Perang dahsyat antara Kutai Kartanegara Mulawarman yang saat itu dipimpin Darma Setia dari dinasti ke-27 dengan Kutai Kartanegara Kertanegara yang dipimpin Aji Sinum Panji tak bisa dielakkan. Perang yang memakan banyak korban itu berakhir dengan kekalahan Darma Setia. Kejayaan Kutai Kartanegara Mulawarman yang terukir sepanjang 13 abad pun terkubur bersama kusuma kerajaan.
Aji Sinum Panji kemudian melebur negeri taklukannya menjadi Kutai Kartanegara Kertanegara dengan pusat di Jahitan Layar, yang kini disebut Kutai Kartanegara Lama. Setelah Raja Aji Sinum Panji wafat, tahta kerajaan diserahkan kepada Dipati Agung (1635 – 1650). Singkatnya, secara turun-temurun keturunannya memimpin sampai yang terakhir Sultan A.M. Parikesit (1915-1960).
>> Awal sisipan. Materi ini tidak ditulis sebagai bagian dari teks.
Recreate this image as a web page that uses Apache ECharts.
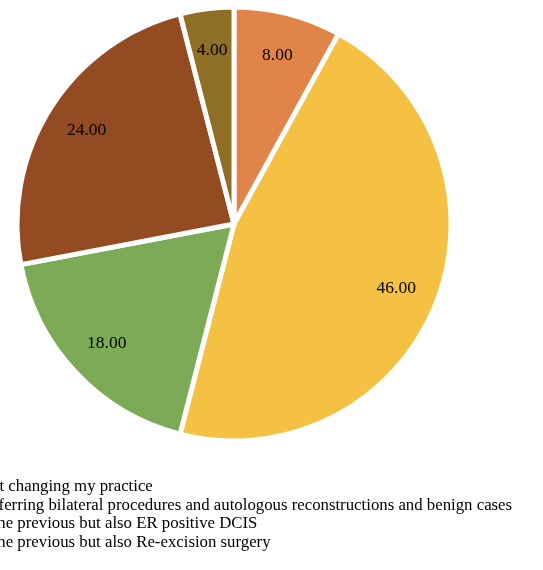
<!DOCTYPE html>
<html>
<head>
<meta charset="utf-8">
<style>
  html, body { margin: 0; padding: 0; background: #fff; }
  #chart { width: 543px; height: 570px; }
</style>
<script src="https://cdn.jsdelivr.net/npm/echarts@6/dist/echarts.min.js"></script>
</head>
<body>
<div id="chart"></div>
<script>
// Survey answers and their shares (%)
const categories = [
  'Not changing my practice',
  'Deferring bilateral procedures and autologous reconstructions and benign cases',
  '+ the previous but also ER positive DCIS',
  '+ the previous but also Re-excision surgery',
  'Other'
];
const values = [8, 46, 18, 24, 4];
const colors = ['#E1844A', '#F5C143', '#7DAA56', '#944B21', '#8F6F25'];
const legendNames = categories.slice(0, 4);

const chart = echarts.init(document.getElementById('chart'));
const serif = '"Liberation Serif", "Times New Roman", serif';
const center = [234, 224];

const data = categories.map((name, i) => ({
  name,
  value: values[i],
  itemStyle: { color: colors[i] }
}));

chart.setOption({
  animation: false,
  backgroundColor: '#ffffff',
  legend: {
    orient: 'vertical',
    left: -37,
    top: 478,
    padding: 0,
    itemGap: 0.4,
    itemWidth: 10,
    itemHeight: 10,
    icon: 'rect',
    data: legendNames,
    textStyle: { fontFamily: serif, fontSize: 16.8, color: '#000', lineHeight: 18 }
  },
  series: [
    {
      // filled slices
      type: 'pie',
      center,
      radius: [0, 217],
      startAngle: 90,
      clockwise: true,
      silent: true,
      label: { show: false },
      labelLine: { show: false },
      itemStyle: { borderColor: '#ffffff', borderWidth: 5 },
      data
    },
    {
      // value labels placed toward the rim
      type: 'pie',
      center,
      radius: [126, 217],
      startAngle: 90,
      clockwise: true,
      silent: true,
      legendHoverLink: false,
      itemStyle: { color: 'rgba(0,0,0,0)', borderWidth: 0 },
      label: {
        show: true,
        position: 'inside',
        fontFamily: serif,
        fontSize: 17.5,
        color: '#000',
        formatter: p => p.value.toFixed(2)
      },
      labelLine: { show: false },
      data: categories.map((name, i) => ({ name: name + ' ', value: values[i] }))
    }
  ]
});
</script>
</body>
</html>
Sejak tidak diakuinya kesultanan dalam struktur birokrasi RI, keturunan AM Parikesit akhirnya tak memperoleh kekuasaan secara formal. Kendati demikian, jejak Kerajaan Kutai Mulawarman dan Kutai Kertanegara tetap dikenang dan hadir di hati warga Kutai Kartanegara sampai kini. Bila kita berkunjung, prasasti berupa Yupa era Mulawarman bersama peninggalan sejarah lainnya masih bisa disaksikan di Museum Mulawarman, Tenggarong.
Hormati Leluhur
Yang menarik, masyarakat dan pemda setempat tampaknya sungguh menyadari sejarah masa lalunya. Kendati sisa-sisa keturunan langsung raja Hindu Kutai Kartanegara tak lagi ditemukan, masyarakat setempat yang kini mayoritas beragama Islam (yang beragama Hindu hanya 30 KK, itu pun semua pendatang) tetap menghormatinya. Antara lain membatu sepenuhnya dalam pemugaran Pura Payogan Agung dan menetapkan Lembu Suana sebagai simbol Kota Tenggarong, Kutai Kartanegara.
Kini, patung Lembu Suana dalam ukuran besar berdiri megah di Pulau Kumala, suatu delta di tengah Sungai Mahakam yang disulap jadi kawasan wisata. Patung Lembu Suana berwarna legam keemasan di Pulau Kemala, Kutai Kartanegara itu merupakan buah karya pematung kawakan kelahiran Bali, Nyoman Nuarta. Elok dan artistik sekali jika dipandang dari menara putar (sky tower) di ketinggian 80 meter.